«I cazzotti fanno male» ripete Artemio Altidori ne I mostri di Dino Risi. Lo pensava anche Emile Griffith che non immaginava di diventare proprio come il pugile suonato interpretato da Gassman.
Nel ’63, quando uscì il film, Griffith non era soltanto il miglior pugile al mondo, ma anche il più temuto.
L’anno prima un arbitro distratto gli aveva consentito di massacrare Benny Paret. Prima dell’incontro, il cubano aveva dato a Griffith del maricon. Sul ring, Paret aveva mandato Griffith al tappeto e si sentiva il match in tasca. Cosa gli impediva di sussurrargli ancora nelle orecchie: «Maricon. Tu eres un maricon»?
Mai dire frocio a un omosessuale che tira di boxe, direbbe Hap, della coppia Hap e Leonard (1). Perciò quel frocio calò sulla testa del cubano ventinove cazzotti in pochissimi secondi. Paret finì in coma. Dopo nove giorni morì e tutti pensarono che con lui fosse morto anche Griffith. Invece Emile continuò a prendere a pugni tutto quello che si trovava davanti. A cercare di distruggere le gabbie costruite intorno alla sua identità, perché un pugile deve essere eterosessuale, punto.
Emile, probabilmente, non conosceva Rousseau e certamente non aveva letto l’Emilio, ma fino all’adolescenza era vissuto proprio come il suo omonimo: libero.
Sulle spiagge di Saint Thomas, nelle Isole Vergini, aveva imparato a far la lotta con i suoi compagni.

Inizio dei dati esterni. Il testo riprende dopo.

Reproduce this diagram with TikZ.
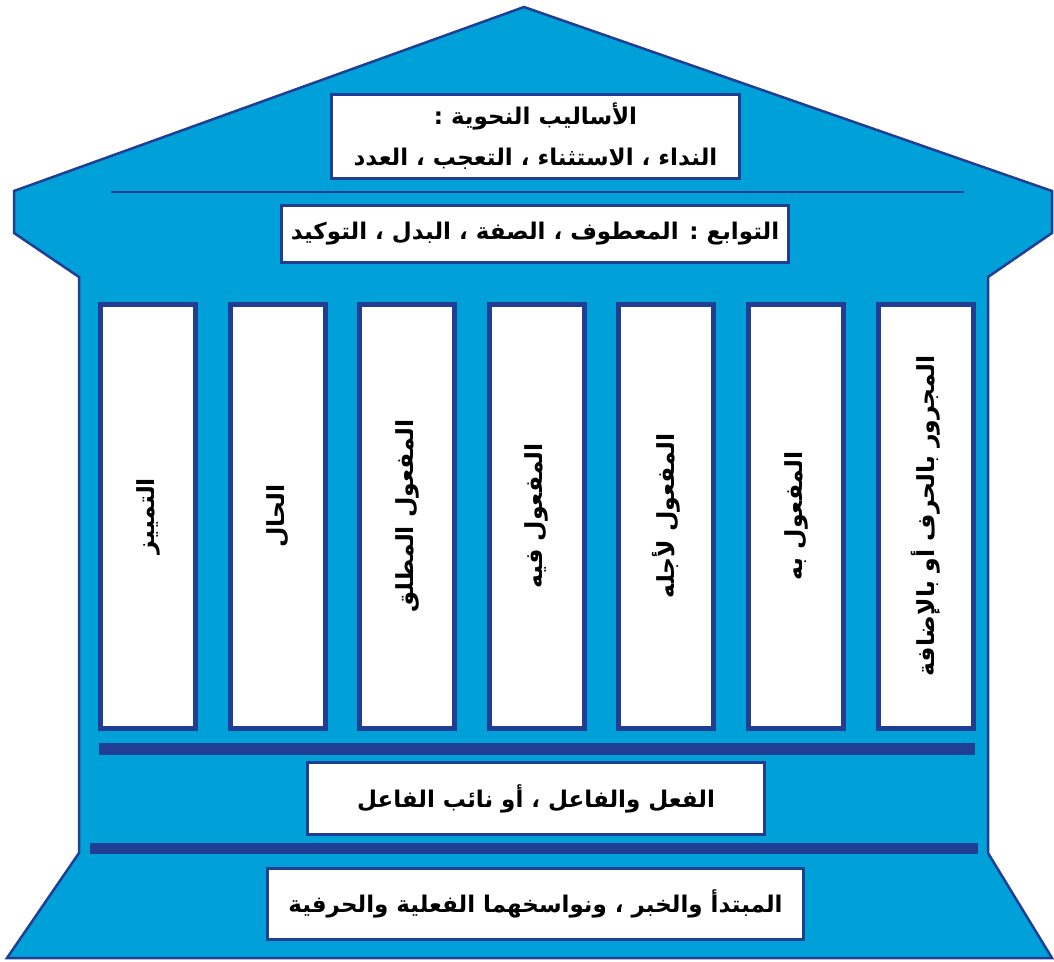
\documentclass[tikz,border=0pt]{standalone}
\usepackage{fontspec}
\usepackage{tikz}
\newfontfamily\arabicfont[Script=Arabic]{DejaVu Sans}
\TeXXeTstate=1
\definecolor{roofblue}{RGB}{0,161,217}
\definecolor{navy}{RGB}{31,62,148}
\newcommand{\artext}[1]{{\arabicfont\bfseries\beginR #1\endR}}

\begin{document}
\begin{tikzpicture}[x=1pt,y=-1pt,
    box/.style={draw=navy,line width=3pt,fill=white,inner sep=0pt,
      font=\fontsize{23}{27}\selectfont},
    pillar/.style={draw=navy,line width=5pt,fill=white,inner sep=0pt,
      minimum width=424pt,minimum height=95pt,rotate=90,
      font=\fontsize{23.5}{27}\selectfont}]
          \useasboundingbox (0,0) rectangle (1054,961);
          % building outline
          \draw[navy,line width=2.5pt,fill=roofblue,line join=miter]
            (524,7) -- (1052,191) -- (1052,233) -- (988,277) -- (988,853)
            -- (1052,958) -- (7,958) -- (79,853) -- (79,277) -- (14,233)
            -- (14,191) -- cycle;
          \draw[navy,line width=2.5pt] (111,192) -- (964,192);
          \fill[navy] (99,743) rectangle (975,755);
          \fill[navy] (90,843) rectangle (978,854);
          % roof
          \node[box,minimum width=408pt,minimum height=84pt,align=center] (asalib)
            at (535.5,136.5) {\artext{الأساليب النحوية :}\\[14pt]\artext{النداء ، الاستثناء ، التعجب ، العدد}};
          \node[box,minimum width=507pt,minimum height=57pt] (tawabi)
            at (535,234) {\artext{التوابع : المعطوف ، الصفة ، البدل ، التوكيد}};
          % pillars
          \node[pillar] (tamyiz) at (148,516) {\artext{التمييز}};
          \node[pillar] (hal) at (278,516) {\artext{الحال}};
          \node[pillar] (mutlaq) at (407,516) {\artext{المفعول المطلق}};
          \node[pillar] (fihi) at (536.5,516) {\artext{المفعول فيه}};
          \node[pillar] (liajlihi) at (666,516) {\artext{المفعول لأجله}};
          \node[pillar] (bihi) at (796,516) {\artext{المفعول به}};
          \node[pillar] (majrur) at (926,516) {\artext{المجرور بالحرف أو بالإضافة}};
          % floors
          \node[box,minimum width=457pt,minimum height=72pt] (fiil)
            at (536,798.5) {\artext{الفعل والفاعل ، أو نائب الفاعل}};
          \node[box,minimum width=536pt,minimum height=71pt] (mubtada)
            at (535.5,904) {\artext{المبتدأ والخبر ، ونواسخهما الفعلية والحرفية}};
        \end{tikzpicture}
\end{document}
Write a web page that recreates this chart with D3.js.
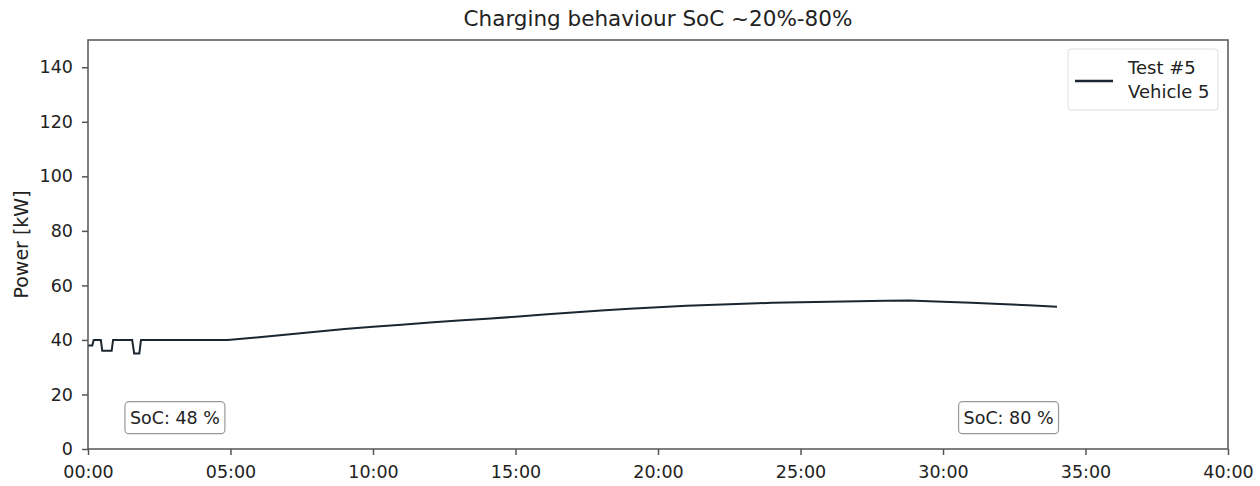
<!DOCTYPE html>
<html>
<head>
<meta charset="utf-8">
<script src="https://cdn.jsdelivr.net/npm/d3@7"></script>
<style>
  body { margin: 0; background: #fff; }
  text { font-family: "DejaVu Sans", sans-serif; fill: #222; }
</style>
</head>
<body>
<script>
// minutes since start, power in kW
let minutes = [0, 0.15, 0.2, 0.45, 0.5, 0.83, 0.88, 1.55, 1.62, 1.8, 1.86, 4.9,
  6, 7, 8, 9, 10, 11, 12, 13, 14, 15, 16, 17, 18, 19, 20, 21, 22, 23, 24, 25,
  26, 27, 28, 28.8, 30, 31, 32, 33, 34];
let power = [38, 38, 40, 40, 36, 36, 40, 40, 35, 35, 40, 40,
  41, 42, 43, 44, 44.8, 45.6, 46.4, 47.1, 47.8, 48.5, 49.3, 50.1, 50.8, 51.4, 52, 52.5, 52.9, 53.3, 53.6, 53.8,
  54, 54.2, 54.4, 54.5, 54.0, 53.6, 53.2, 52.7, 52.2];
let xTicks = [0, 5, 10, 15, 20, 25, 30, 35, 40];
let yTicks = [0, 20, 40, 60, 80, 100, 120, 140];
let seriesLabel = ["Test #5", "Vehicle 5"];
let socNotes = [{ t: 3.05, text: "SoC: 48 %" }, { t: 32.3, text: "SoC: 80 %" }];

let canvasW = 1260;
let canvasH = 486;
let mLeft = 88, mRight = 1228, mTop = 40, mBottom = 449;

let svg = d3.select("body").append("svg")
  .attr("width", canvasW)
  .attr("height", canvasH);

let x = d3.scaleLinear().domain([0, 40]).range([mLeft, mRight]);
let y = d3.scaleLinear().domain([0, 150]).range([mBottom, mTop]);

let pts = minutes.map((m, i) => [m, power[i]]);

// line
svg.append("path")
  .datum(pts)
  .attr("fill", "none")
  .attr("stroke", "#1b2631")
  .attr("stroke-width", 2)
  .attr("d", d3.line().x(d => x(d[0])).y(d => y(d[1])));

// frame
svg.append("rect")
  .attr("x", mLeft).attr("y", mTop)
  .attr("width", mRight - mLeft).attr("height", mBottom - mTop)
  .attr("fill", "none").attr("stroke", "#555").attr("stroke-width", 1.5);

let fmt = m => String(m).padStart(2, "0") + ":00";

let xAxis = svg.append("g")
  .attr("transform", `translate(0,${mBottom})`)
  .call(d3.axisBottom(x).tickValues(xTicks).tickFormat(fmt).tickSize(6).tickPadding(11));
let yAxis = svg.append("g")
  .attr("transform", `translate(${mLeft},0)`)
  .call(d3.axisLeft(y).tickValues(yTicks).tickSize(6).tickPadding(9));

[xAxis, yAxis].forEach(a => {
  a.select(".domain").remove();
  a.selectAll(".tick line").attr("stroke", "#555").attr("stroke-width", 1.5);
  a.selectAll("text").attr("font-size", "17.5px").attr("font-family", "DejaVu Sans").attr("fill", "#222");
});

// title
svg.append("text")
  .attr("x", (mLeft + mRight) / 2).attr("y", 26)
  .attr("text-anchor", "middle")
  .attr("font-size", "21.5px")
  .text("Charging behaviour SoC ~20%-80%");

// y label
svg.append("text")
  .attr("transform", `translate(28,${(mTop + mBottom) / 2}) rotate(-90)`)
  .attr("text-anchor", "middle")
  .attr("font-size", "19px")
  .text("Power [kW]");

// SoC notes
socNotes.forEach(n => {
  let g = svg.append("g").attr("transform", `translate(${x(n.t)},${y(11.5)})`);
  let t = g.append("text")
    .attr("text-anchor", "middle")
    .attr("dy", "0.35em")
    .attr("font-size", "17.5px")
    .text(n.text);
  let bb = t.node().getBBox();
  g.insert("rect", "text")
    .attr("x", bb.x - 5).attr("y", -16)
    .attr("width", bb.width + 10).attr("height", 32)
    .attr("rx", 4)
    .attr("fill", "#fff").attr("stroke", "#999").attr("stroke-width", 1.2);
});

// legend
let lg = svg.append("g");
lg.append("rect")
  .attr("x", 1068).attr("y", 49).attr("width", 150).attr("height", 61)
  .attr("rx", 3)
  .attr("fill", "#fff").attr("stroke", "#ddd").attr("stroke-width", 1);
lg.append("line")
  .attr("x1", 1075).attr("x2", 1113).attr("y1", 81).attr("y2", 81)
  .attr("stroke", "#1b2631").attr("stroke-width", 2.5);
lg.selectAll("text.lbl")
  .data(seriesLabel)
  .join("text")
  .attr("class", "lbl")
  .attr("x", 1128)
  .attr("y", (d, i) => 74 + i * 24)
  .attr("font-size", "18px")
  .text(d => d);
</script>
</body>
</html>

Poi divenne naturale abbracciarli e riconoscersi nei loro corpi. Amarli, per lui, fu come bere un bicchier d’acqua. Ma New York non voleva che bevesse quel bicchiere. New York non voleva che fosse nero. New York non voleva che continuasse a essere il campione di una categoria da sempre appannaggio di broccolini come La Motta e Graziano.
Un giorno, dopo undici anni di vittorie, Griffith trovò sulla sua strada un istriano con gli occhi azzurri e idee non proprio progressiste: Nino Benvenuti. Si scontrarono tre volte per il titolo mondiale pesi medi. Per tre volte Emile tentò di passare: la prima non ci riuscì. Forse non si aspettava di trovare un pugile vero sotto quel casco biondo. La seconda gli passò sopra come un carro armato, rompendogli le costole. La terza volta fu New York a decidere. E New York non voleva un campione nero e gay.
Griffith perse il titolo, ma trovò in Benvenuti un amico vero. Un amico che gli fu vicino quando decise di fare coming out, proprio mentre il capo del partito in cui il pugile italiano aveva militato dichiarava che gli omosessuali non avrebbero mai dovuto diventare maestri elementari.
Per Nino ed Emilio (come Benvenuti lo chiamava) questa amicizia è stata la vittoria più grande. Emilio, affetto da sindrome da demenza pugilistica, se n’è andato il 23 luglio scorso. Essere omosessuali, nella boxe, è ancora “vietato”.
(1) Hap Collins e Leonard Pine, protagonisti di una serie di libri dell’americano Joe R. Lansdale.